Fort de son importante expérience en réalisation (pour une grande partie des épisodes de la télésérie American Horror Story de Ryan Murphy et de Brad Falchuk), le cinéaste Alfonso Gomez-Rejon s’impose franchement avec cette première production cinématographique. Sa signature télévisuelle composée de grands-angles et de cadrages atypiques prend ici la forme de mouvements de caméra dynamiques, d’un montage rythmé et de longs plans-séquences. Un de ces plans particulièrement marquants met en scène Greg et Rachel dans la chambre de cette dernière, chacun d’eux partageant l’arrière-plan et l’avant-plan du cadre; un déchirant échange qui sert de moment décisif et exprime parfaitement la polyvalence et la virtuosité du cinéaste.
C’est grâce à cette mise en scène que Gomez-Rejon parvient à insuffler à son récit un ton qui le dissocie des productions typiques du genre. Par la voix de Greg, le cinéaste traduit sa vision de l’adolescence, souvent cynique, ironique et plutôt douce-amère. Grâce à son rôle de narrateur, le jeune homme se permet quelques commentaires assez hilarants qui permettent au long métrage de rendre plus clairement hommage au cinéma. Car en plus de ces clins d’œil désopilants, où Earl et Greg reconstituent quelques-uns des plus grands titres de l’histoire du cinéma, et de la caméra très « cinématographique » du réalisateur, c’est ce vibrant discours sur le septième art qui confère à Me and Earl and the Dying Girl sa singularité.
Malgré cela, le long métrage n’échappe pas au piège de la conclusion larmoyante. Sans faire d’excès mélodramatiques, la caméra de Gomez-Rejon manque de retenue au dénouement, désirant à tout prix arracher une larme au spectateur le plus insensible devant les événements. C’est dommage puisque la portée dramatique du récit était suffisamment puissante – notamment une séquence bouleversante à l’hôpital – sans que cette dernière partie soit aussi racoleuse.

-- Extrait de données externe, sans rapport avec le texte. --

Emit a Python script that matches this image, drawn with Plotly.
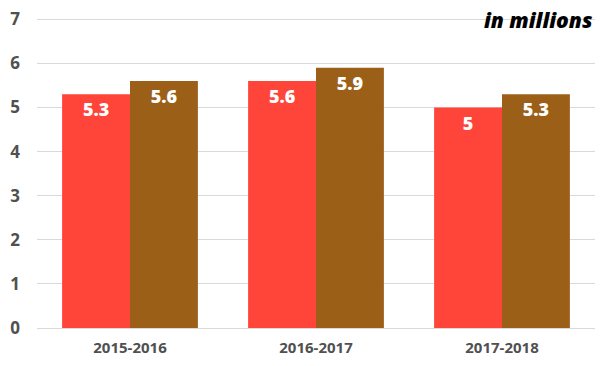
import plotly.graph_objects as go

categories = ["2015-2016", "2016-2017", "2017-2018"]
series_a = [5.3, 5.6, 5.0]
series_b = [5.6, 5.9, 5.3]
labels_a = ["5.3", "5.6", "5"]
labels_b = ["5.6", "5.9", "5.3"]
y_ticks = [0, 1, 2, 3, 4, 5, 6, 7]

FONT = "Open Sans"
fig = go.Figure()
for vals, labs, color in [(series_a, labels_a, "#FF453A"), (series_b, labels_b, "#9B5F18")]:
    fig.add_trace(go.Bar(
        x=categories, y=vals, text=labs, marker=dict(color=color, line=dict(width=0)),
        textposition="inside", insidetextanchor="end", textangle=0,
        textfont=dict(family=FONT, size=18, color="white", weight=800),
        hoverinfo="skip", showlegend=False,
    ))

fig.update_layout(
    width=610, height=366,
    margin=dict(l=37, r=15, t=18, b=38, autoexpand=False),
    barmode="group", bargap=0.27, bargroupgap=0,
    plot_bgcolor="white", paper_bgcolor="white",
    uniformtext=dict(mode=False),
    xaxis=dict(showgrid=False, showline=False, ticks="", ticklabelstandoff=9, automargin=False,
               tickfont=dict(family=FONT, size=15, color="#505050", weight="bold")),
    yaxis=dict(range=[0, 7.03], tickvals=y_ticks, showgrid=True, gridcolor="#D9D9D9", gridwidth=1,
               zeroline=True, zerolinecolor="#D9D9D9", zerolinewidth=1, showline=False, ticks="",
               ticklabelstandoff=16, automargin=False,
               tickfont=dict(family=FONT, size=17, color="#505050", weight="bold")),
    annotations=[dict(text="in millions", xref="paper", yref="paper", x=1, y=0.993,
                      xanchor="right", yanchor="middle", showarrow=False,
                      font=dict(family=FONT, size=21, color="black", weight=800, style="italic"))],
)
fig.write_html("out.html", config={"displayModeBar": False},
               post_script="document.body.style.margin='0';document.body.style.overflow='hidden';")
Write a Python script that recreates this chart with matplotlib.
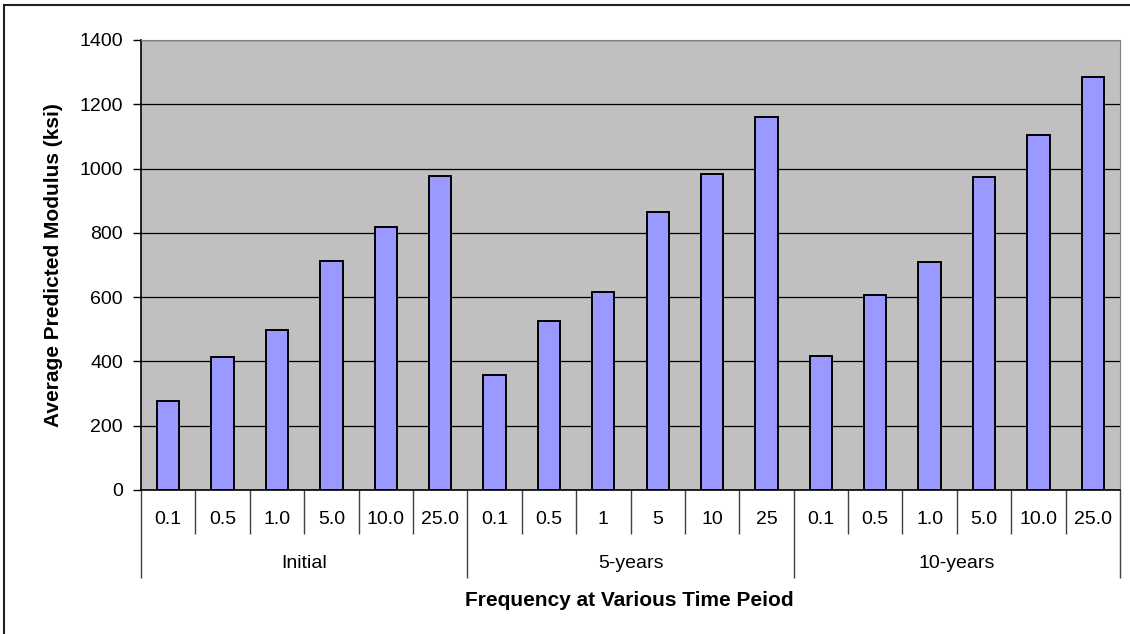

Hormis ces quelques fautes – et un personnage de Earl à peine esquissé –, Me and Earl and the Dying Girl risque d’être un des films marquants de l’année. Son vent de fraîcheur, sa tendresse, sa dérision et sa subversion certaine en feront une expérience à ne pas manquer cet été.
Le film prend l’affiche le 19 juin dans les salles du Québec.